Masserud’s second argument is that recovery would breach the principles of legitimate expectations and legal certainty.[12] These principles, which are often applied in conjunction, can impose limits on recovery of unlawfully granted state aid. The principles have, however, been interpreted very restrictively by the EEA Courts.[13] Without going into detail, it seems clear that there are no “exceptional circumstances” in the form of “precise, unconditional and consistent assurances originating from authorised and reliable sources” suitable to give rise to a “legitimate expectation” for non-payment for Masserud in this case.[14] In general, I find it unlikely that purchasers of property can gain legitimate expectations to not have to pay anything for the property. Masserud’s second argument thus also seems unconvincing.
4. Concluding remarks
In my view, the preceding analysis shows that Norwegian law regarding limitation and prescription of claims for recovery of unlawfully granted state aid is unnecessarily complicated, and that it leads to situations where Norwegian grantors must complain to ESA rather than simply recovering the aid themselves. This could be alleviated by amending the Norwegian State Aid Procedures Act and applying the limitation rule applicable to ESA to Norwegian grantors. Admittedly, applying a 10-year rule to Norwegian grantors would create a less foreseeable situation for beneficiaries. In my view, this would nevertheless be more appropriate and manageable than the system currently in force.

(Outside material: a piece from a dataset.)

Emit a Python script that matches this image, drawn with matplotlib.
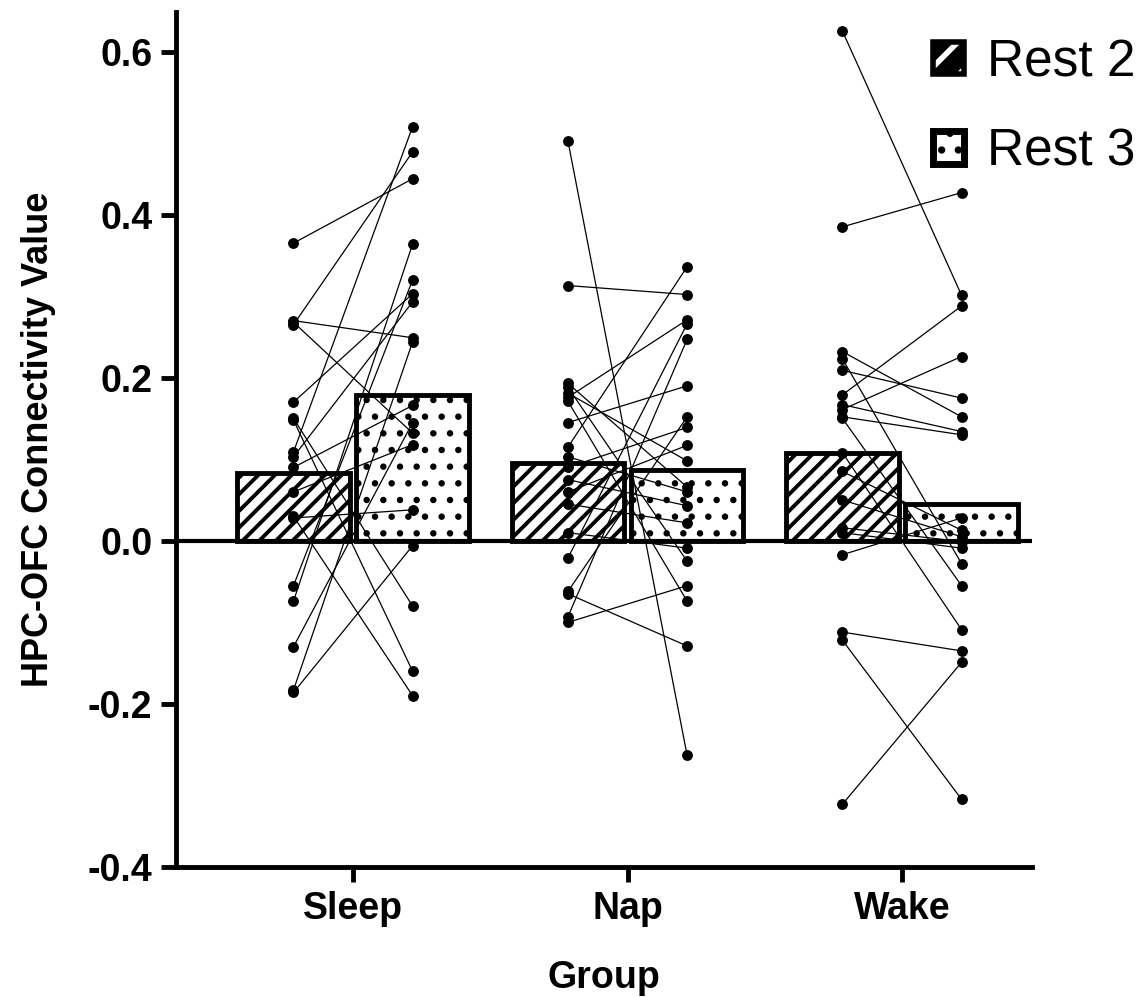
import matplotlib
matplotlib.use("Agg")
import matplotlib.pyplot as plt
from matplotlib.patches import Patch

plt.rcParams['font.family'] = ['Liberation Sans', 'DejaVu Sans']
plt.rcParams['axes.unicode_minus'] = False
plt.rcParams['hatch.linewidth'] = 2.8

# data
groups = ['Sleep', 'Nap', 'Wake']
bar_rest2 = [0.083, 0.095, 0.108]
bar_rest3 = [0.179, 0.087, 0.045]

sleep_rest2 = [0.365, 0.270, 0.268, 0.265, 0.170, 0.150, 0.148, 0.109, 0.103,
               0.090, 0.060, 0.030, 0.028, -0.055, -0.074, -0.130, -0.183, -0.186]
sleep_rest3 = [0.444, 0.249, 0.132, 0.477, 0.303, -0.080, -0.160, 0.508, 0.293,
               0.166, 0.118, -0.190, 0.038, 0.320, 0.364, 0.145, 0.244, -0.006]

nap_rest2 = [0.490, 0.313, 0.193, 0.188, 0.181, 0.176, 0.171, 0.145, 0.115, 0.103,
             0.090, 0.075, 0.060, 0.045, 0.010, -0.021, -0.062, -0.065, -0.093, -0.100]
nap_rest3 = [-0.263, 0.302, 0.066, -0.025, 0.098, 0.271, -0.074, 0.190, 0.336, 0.060,
             0.139, 0.043, 0.117, 0.022, -0.009, 0.266, 0.152, -0.129, 0.247, -0.055]

wake_rest2 = [0.625, 0.385, 0.232, 0.223, 0.209, 0.179, 0.167, 0.161, 0.152, 0.150,
              0.108, 0.085, 0.050, 0.016, 0.010, -0.017, -0.112, -0.122, -0.323]
wake_rest3 = [0.301, 0.427, 0.152, -0.028, 0.175, 0.288, 0.134, 0.226, 0.130, -0.055,
              -0.109, 0.013, 0.005, -0.001, -0.009, 0.028, -0.135, -0.317, -0.149]

paired = [(sleep_rest2, sleep_rest3), (nap_rest2, nap_rest3), (wake_rest2, wake_rest3)]

fig = plt.figure(figsize=(11.43, 9.97), dpi=100)
ax = fig.add_axes([0.154, 0.1304, 0.749, 0.858])

off = 0.217
w = 0.41
for i in range(len(groups)):
    ax.bar(i - off, bar_rest2[i], width=w, facecolor='white', edgecolor='black',
           linewidth=3.5, hatch='//', zorder=2)
    b3 = ax.bar(i + off, bar_rest3[i], width=w, facecolor='white', edgecolor='black',
                linewidth=3.5, hatch='.', zorder=2)
    b3[0].set_hatch_linewidth(2.2)

# 個人ごとの線
for i, (r2, r3) in enumerate(paired):
    for a, b in zip(r2, r3):
        ax.plot([i - off, i + off], [a, b], color='black', linewidth=0.9,
                marker='o', markersize=6.8, zorder=3)

ax.axhline(0, color='black', linewidth=3, zorder=4)

ax.set_xlim(-0.645, 2.474)
ax.set_ylim(-0.4, 0.649)
ax.set_yticks([-0.4, -0.2, 0.0, 0.2, 0.4, 0.6])
ax.set_yticklabels(['-0.4', '-0.2', '0.0', '0.2', '0.4', '0.6'])
ax.set_xticks(range(len(groups)))
ax.set_xticklabels(groups)

for s in ['top', 'right']:
    ax.spines[s].set_visible(False)
for s in ['left', 'bottom']:
    ax.spines[s].set_linewidth(3.5)
ax.tick_params(width=3.5, length=11, labelsize=27, pad=6)
for lab in ax.get_xticklabels() + ax.get_yticklabels():
    lab.set_fontweight('bold')

ax.set_ylabel('HPC-OFC Connectivity Value', fontsize=26, fontweight='bold', labelpad=23)
ax.set_xlabel('Group', fontsize=27, fontweight='bold', labelpad=24)

handles = [Patch(facecolor='black', edgecolor='black', linewidth=4, hatch='/', label='Rest 2'),
           Patch(facecolor='white', edgecolor='black', linewidth=5, hatch='.', label='Rest 3')]
leg = fig.legend(handles=handles, loc='upper right', bbox_to_anchor=(1.034, 1.008),
                 frameon=False, fontsize=37, handlelength=0.6, handleheight=0.6,
                 handletextpad=0.45, labelspacing=0.78)
# 凡例の斜線は白
leg.legend_handles[0].set_hatch_linewidth(4)
leg.legend_handles[0]._hatch_color = (1, 1, 1, 1)

fig.savefig('out.png', dpi=100)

[1] See EFTA Surveillance Authority Decision No 173/23/COL of 6 December 2023 to open a formal investigation into the sale of a property in Lørenskog (Case 89161), available at: EUR-Lex - E2024C01232 - EN - EUR-Lex (europa.eu) (accessed 7 June 2024).
[2] The legal basis for this obligation under EEA law is Protocol 3 to the SCA Part I Article 1 (3) and Part II Article 3, interpreted in light of case C-349/17 Eesti Pagar AS [2019] ECLI:EU:C:2019:172 para. 92. This was accepted by the Norwegian Supreme Court in HR-2023-1807-A para. 73. Furthermore, this obligation is now enshrined in the Norwegian State Aid Procedures Act § 12.
[3] Protocol 3 to the SCA Part II Article 14 (3).
[4] Prop.212 L (2020-2021) p. 49.
[5] HR-2013-2623-A. The rule was later confirmed in HR-2023-1807-A para. 47.
[6] Section 3.2 of ESA’s decision to open a formal investigation.
[7] Protocol 3 to the SCA Part II Article 15 (1) and (2).
[9] See section 3.3 in ESA’s decision to open a formal investigation.
[10] Section 5.2 of ESA’s decision to open a formal investigation.
[11] Section 3.4 in ESA’s decision to open a formal investigation.
[12] Section 3.3 of ESA’s decision to open a formal investigation.
[13] See Communication from the Commission — Commission Notice on the recovery of unlawful and incompatible State aid (2019/C 247/01) section 2.4.1.2 and ESA’s guidelines on recovery of unlawful and incompatible state aid section 2.2.2, both with further references to relevant case law.
[14] See, for instance, case T-207/10 Deutsche Telekom [2018] ECLI:EU:T:2018:786 paras. 40 and 46.